残雪の谷川岳(西黒尾根)

2022年3月26日(土)

参加者10名

行動記録

3/25 武蔵浦和駅22:00→1:00 土合駅 仮眠

3/26 起床5:00→6:00谷川岳ロープウェイ駐車場出発→13:30谷川岳ロープウェイ駐車場着→関越道経由~渋川天然温泉15:00着→16:45出発→武蔵浦和駅19:00着

前日までの天気予報はあまり芳しくなく、谷川ブルーを見るのは難しいかな?と思いつつ、少し期待しながらアイゼンを履きました。見上げると雪の急斜面の向こうに薄グレーの空。・・・よし、頑張るぞ。
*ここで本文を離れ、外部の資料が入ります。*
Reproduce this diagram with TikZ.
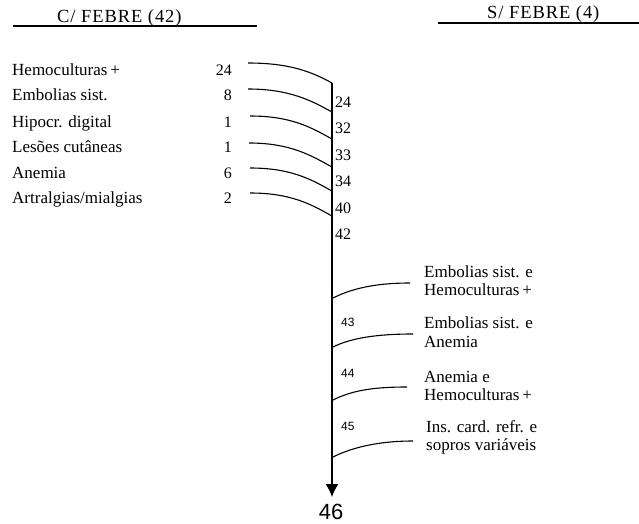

まず雪の急登がお出迎え。ゆっくり、一歩ずつ、先頭のリーダーとの距離が少しずつ開いていく。2番目の私、少し焦る。大丈夫、30分もすれば体も軽くなってみんなと同じスピードで歩けるよ、と自分に言い聞かせながら、ゆっくり。30分も歩いたところで服装調整。あれ、おかしい。体軽くなるどころか、どんどん重く足も上がらない。F代表のお声掛けで、一番後ろに回りました。

急登と格闘すること一時間、ピッケルと簡易ハーネスを装着。ともに初装備の私。装着方法、握り方をメンバーの方、F代表に教わり頭の中で反芻する。

まだまだ続く急登。「ここは日本三大急登のひとつだからね」とF代表言葉。うわ~そんなことも知らずに挑んでしまった自分。恥ずかしさと、あまりの体力、筋力の無さに悔しい気持ちで一杯になりつつもとにかく1歩、無心に脚を進めることに集中。その頃にはもう前を歩いていたメンバーはすっかり私の視界からは消えていた。どれくらいの距離を離れているのかもわからない、完全にホワイトアウト。

F代表の、右は谷だからアイゼンをしっかり効かせて、と言葉を貰うあたりから風が強くなり、時折くる突風にじっと見を屈める。出発してから4時間近く歩いたころ、目の前に見たことのあるカラーリングの登山者が現れた。・・・あれ?Hリーダー?ザンゲ岩の手前あたりでもっと風も強くなり、視界も悪い。この様子だとゴンドラも動いていないかも、ということで引き返しの判断とのこと。

下山を始めても暴風は続く。ふわっと体が浮く。立っていられず思わずへたり込む。F代表が私のリュックを押さえてくださっているのが分かる。足の数十センチ左は谷底。下りの脚は楽だけど、気持ちは張りつめる。

目下にロープウェイの建物が見えてきたころ、ようやくおしゃべりができるくらい気持ちのゆとりが出てきた。もう次の温泉で頭がいっぱいです。

温泉にドボンと浸かったら、体と一緒に気持ちも緊張から解放されたようでした。

体はボロボロだけれど、心は充足感でいっぱい。あぁ、面白かったな。

温泉への車中でYAMAP止めなきゃとiPhoneを手にしたら、まさかの記録できておらず。今回は上り始めてから一度もiPhoneを手にせず、YAMAPはおろか、写真も一枚も自分で撮れていないのでした。余裕が無さすぎです。折り返してきたHリーダーの姿を見たとき、心の中で小さなガッツポーズをしてしまった自分に喝を入れ、山に行けないときの体力、筋力作り、下調べの大切さを改めて思い知り、初心に帰った今回の山行きでした。

最後に、行程の間ずっと私の後ろで励ましながら歩いてくださったF代表、気遣ってくださったメンバーの皆様、本当にありがとうございました。来年の雪山は、皆さまと同じスピードで歩けるよう精進したいと思います。

今回も楽しい山時間をありがとうございました。